Ok so imagine a bowl filled with coconut rice and then topped with coconut curried glazed shrimp that have been sauteed in bunch of garlic, ginger and scallions. Ummm yes please. This Coconut Curried Shrimp with Coconut Rice is like my dream meal. It’s packed with flavor. Super delicious and it’s pretty light too, seeing as how I’m still keeping things light around here for the month of January.
Well… doesn’t that sound good? It’s a quick weeknight meal that you can scale up or down depending on how many people you’re planning on feeding. It’s kinda a crowd pleaser if you ask me. And it’s another dish that won’t take you too much time in the kitchen because I know you have more important things to go do, like watch the latest episodes of Scandal, Shameless, Revenge, Downton Abbey and House of Lies, right? No? You’re not a professional TV watcher like me? I don’t believe you. Especially when it comes to those shows! Can we just discuss how many amazing shows are on this coming Sunday? I’m going to have to stay up waaaay past my bedtime just so I can squeeze them all in before Monday. Because, I absolutely, under no circumstances, can go to bed without watching all of them. Why? Because what if I wake up in the morning, sign onto twitter or eonline.com or something like that and there’s a spoiler! GASP. I would be devastated. But then again, I have major issues.
So I’m just going to go on my merry way and make some more Coconut Curried Shrimp with Coconut Rice. It’s the right thing to do.
- 1 pound medium shrimp, peeled and de-veined
- 3 tablespoons unsalted butter, divided
- 1 cup white rice
- 2 cups coconut milk, divided
- 1 1/2 cup water
- 1/4 cup chopped cilantro
- 1 lime, zested and juiced
- 2 tsp spicy curry powder
- 1/4 cup chopped scallions
- 4 cloves garlic, minced
- 1 inch fresh ginger, minced
- kosher salt and red pepper flakes to taste
- Make sure the shrimp and cleaned and pat them dry with a paper towel.
- Place 1 tbsp of butter in a medium pot. Add the white rice and saute for about 1 minute, just to toast the rice. Add the water and 1 cup of the coconut milk and turn heat to medium. Cook the rice until all the liquid has evaporated and the rice is tender.
- Transfer the cooked rice to a bowl and let cool for a few minutes before adding the cilantro, lime zest, lime juice and salt.
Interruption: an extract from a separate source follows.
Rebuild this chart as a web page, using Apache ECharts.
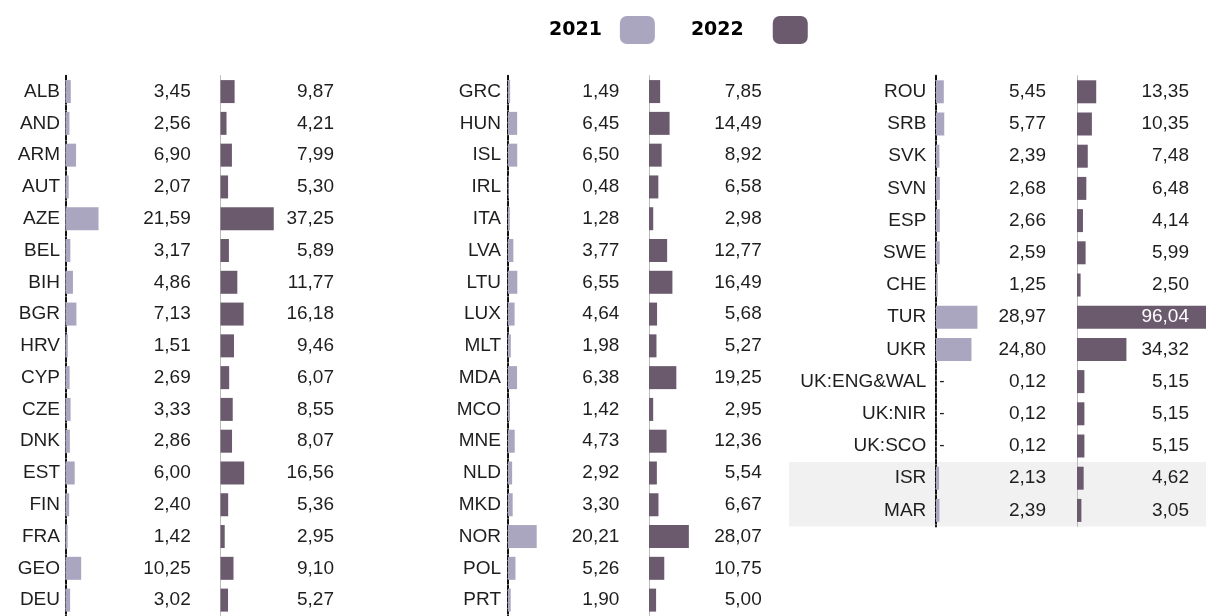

Toss to combine and set the rice aside.
- In a small bowl, whisk together the remaining cup of coconut milk and the curry powder and set aside.
- In a large skillet, melt the remaining 2 tbsp butter over medium high heat. Add the scallions, garlic and ginger and saute for 1 minute until fragrant. Add the shrimp and cook for about 2 minutes on each side until pink. Add the curried coconut milk and let the shrimp finish cooking for about 1-2 more minutes while the coconut milk slightly reduced. Remove the shrimp from the heat and taste for seasoning. Add more salt if needed, or you can add more chili flakes if you want more heat.
- Serve a few pieces of the shrimp over a spoonful of rice immediately.